» **DATASET EXCERPT**:
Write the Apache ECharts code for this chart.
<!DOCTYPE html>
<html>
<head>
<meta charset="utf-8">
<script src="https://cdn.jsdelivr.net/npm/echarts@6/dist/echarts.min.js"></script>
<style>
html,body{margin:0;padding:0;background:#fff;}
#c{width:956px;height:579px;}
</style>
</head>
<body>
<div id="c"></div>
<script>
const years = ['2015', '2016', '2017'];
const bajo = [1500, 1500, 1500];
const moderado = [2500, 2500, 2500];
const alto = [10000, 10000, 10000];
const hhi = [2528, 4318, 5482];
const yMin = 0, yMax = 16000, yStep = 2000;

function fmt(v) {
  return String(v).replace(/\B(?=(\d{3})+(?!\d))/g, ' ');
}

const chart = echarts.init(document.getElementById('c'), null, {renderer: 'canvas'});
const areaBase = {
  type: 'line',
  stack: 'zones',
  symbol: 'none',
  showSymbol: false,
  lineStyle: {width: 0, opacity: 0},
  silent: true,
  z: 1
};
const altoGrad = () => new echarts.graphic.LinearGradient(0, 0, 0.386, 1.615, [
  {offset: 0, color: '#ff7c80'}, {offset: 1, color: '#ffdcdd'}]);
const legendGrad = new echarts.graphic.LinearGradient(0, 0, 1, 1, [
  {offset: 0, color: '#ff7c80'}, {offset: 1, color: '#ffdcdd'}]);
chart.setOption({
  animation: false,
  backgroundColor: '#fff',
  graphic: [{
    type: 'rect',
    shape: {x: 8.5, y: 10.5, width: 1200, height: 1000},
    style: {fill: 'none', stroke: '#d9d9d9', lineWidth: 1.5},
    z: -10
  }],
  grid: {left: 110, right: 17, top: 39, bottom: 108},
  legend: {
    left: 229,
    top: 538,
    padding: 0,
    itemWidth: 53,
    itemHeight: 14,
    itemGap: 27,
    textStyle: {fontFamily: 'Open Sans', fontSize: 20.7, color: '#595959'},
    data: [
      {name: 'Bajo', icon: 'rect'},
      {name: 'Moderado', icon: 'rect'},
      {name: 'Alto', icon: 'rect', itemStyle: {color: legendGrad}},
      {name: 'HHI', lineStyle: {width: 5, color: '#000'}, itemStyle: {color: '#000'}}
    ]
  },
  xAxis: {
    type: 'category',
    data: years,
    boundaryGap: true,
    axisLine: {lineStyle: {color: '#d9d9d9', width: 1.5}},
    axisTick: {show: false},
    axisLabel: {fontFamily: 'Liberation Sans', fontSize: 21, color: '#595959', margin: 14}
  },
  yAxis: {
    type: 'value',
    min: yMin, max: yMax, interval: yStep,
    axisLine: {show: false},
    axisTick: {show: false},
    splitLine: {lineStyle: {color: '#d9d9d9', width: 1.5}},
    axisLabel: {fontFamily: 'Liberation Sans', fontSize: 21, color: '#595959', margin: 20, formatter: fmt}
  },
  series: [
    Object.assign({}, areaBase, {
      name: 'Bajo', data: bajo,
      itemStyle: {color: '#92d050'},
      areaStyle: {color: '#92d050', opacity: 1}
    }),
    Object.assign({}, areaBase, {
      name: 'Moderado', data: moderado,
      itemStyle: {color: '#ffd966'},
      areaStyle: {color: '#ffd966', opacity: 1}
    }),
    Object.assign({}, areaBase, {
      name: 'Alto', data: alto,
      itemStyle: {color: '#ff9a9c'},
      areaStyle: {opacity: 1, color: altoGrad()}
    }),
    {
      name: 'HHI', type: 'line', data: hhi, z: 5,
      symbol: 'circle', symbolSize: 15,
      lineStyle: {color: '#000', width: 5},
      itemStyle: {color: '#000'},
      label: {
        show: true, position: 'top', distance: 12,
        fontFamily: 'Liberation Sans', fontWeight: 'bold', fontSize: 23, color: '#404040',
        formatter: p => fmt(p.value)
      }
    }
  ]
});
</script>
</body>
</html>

» **TASK GOAL**:
Copy every line exactly. Leave nothing out.

» **THE RESULT**:
Write the Apache ECharts code for this chart.
<!DOCTYPE html>
<html>
<head>
<meta charset="utf-8">
<script src="https://cdn.jsdelivr.net/npm/echarts@6/dist/echarts.min.js"></script>
<style>
html,body{margin:0;padding:0;background:#fff;}
#c{width:956px;height:579px;}
</style>
</head>
<body>
<div id="c"></div>
<script>
const years = ['2015', '2016', '2017'];
const bajo = [1500, 1500, 1500];
const moderado = [2500, 2500, 2500];
const alto = [10000, 10000, 10000];
const hhi = [2528, 4318, 5482];
const yMin = 0, yMax = 16000, yStep = 2000;

function fmt(v) {
  return String(v).replace(/\B(?=(\d{3})+(?!\d))/g, ' ');
}

const chart = echarts.init(document.getElementById('c'), null, {renderer: 'canvas'});
const areaBase = {
  type: 'line',
  stack: 'zones',
  symbol: 'none',
  showSymbol: false,
  lineStyle: {width: 0, opacity: 0},
  silent: true,
  z: 1
};
const altoGrad = () => new echarts.graphic.LinearGradient(0, 0, 0.386, 1.615, [
  {offset: 0, color: '#ff7c80'}, {offset: 1, color: '#ffdcdd'}]);
const legendGrad = new echarts.graphic.LinearGradient(0, 0, 1, 1, [
  {offset: 0, color: '#ff7c80'}, {offset: 1, color: '#ffdcdd'}]);
chart.setOption({
  animation: false,
  backgroundColor: '#fff',
  graphic: [{
    type: 'rect',
    shape: {x: 8.5, y: 10.5, width: 1200, height: 1000},
    style: {fill: 'none', stroke: '#d9d9d9', lineWidth: 1.5},
    z: -10
  }],
  grid: {left: 110, right: 17, top: 39, bottom: 108},
  legend: {
    left: 229,
    top: 538,
    padding: 0,
    itemWidth: 53,
    itemHeight: 14,
    itemGap: 27,
    textStyle: {fontFamily: 'Open Sans', fontSize: 20.7, color: '#595959'},
    data: [
      {name: 'Bajo', icon: 'rect'},
      {name: 'Moderado', icon: 'rect'},
      {name: 'Alto', icon: 'rect', itemStyle: {color: legendGrad}},
      {name: 'HHI', lineStyle: {width: 5, color: '#000'}, itemStyle: {color: '#000'}}
    ]
  },
  xAxis: {
    type: 'category',
    data: years,
    boundaryGap: true,
    axisLine: {lineStyle: {color: '#d9d9d9', width: 1.5}},
    axisTick: {show: false},
    axisLabel: {fontFamily: 'Liberation Sans', fontSize: 21, color: '#595959', margin: 14}
  },
  yAxis: {
    type: 'value',
    min: yMin, max: yMax, interval: yStep,
    axisLine: {show: false},
    axisTick: {show: false},
    splitLine: {lineStyle: {color: '#d9d9d9', width: 1.5}},
    axisLabel: {fontFamily: 'Liberation Sans', fontSize: 21, color: '#595959', margin: 20, formatter: fmt}
  },
  series: [
    Object.assign({}, areaBase, {
      name: 'Bajo', data: bajo,
      itemStyle: {color: '#92d050'},
      areaStyle: {color: '#92d050', opacity: 1}
    }),
    Object.assign({}, areaBase, {
      name: 'Moderado', data: moderado,
      itemStyle: {color: '#ffd966'},
      areaStyle: {color: '#ffd966', opacity: 1}
    }),
    Object.assign({}, areaBase, {
      name: 'Alto', data: alto,
      itemStyle: {color: '#ff9a9c'},
      areaStyle: {opacity: 1, color: altoGrad()}
    }),
    {
      name: 'HHI', type: 'line', data: hhi, z: 5,
      symbol: 'circle', symbolSize: 15,
      lineStyle: {color: '#000', width: 5},
      itemStyle: {color: '#000'},
      label: {
        show: true, position: 'top', distance: 12,
        fontFamily: 'Liberation Sans', fontWeight: 'bold', fontSize: 23, color: '#404040',
        formatter: p => fmt(p.value)
      }
    }
  ]
});
</script>
</body>
</html>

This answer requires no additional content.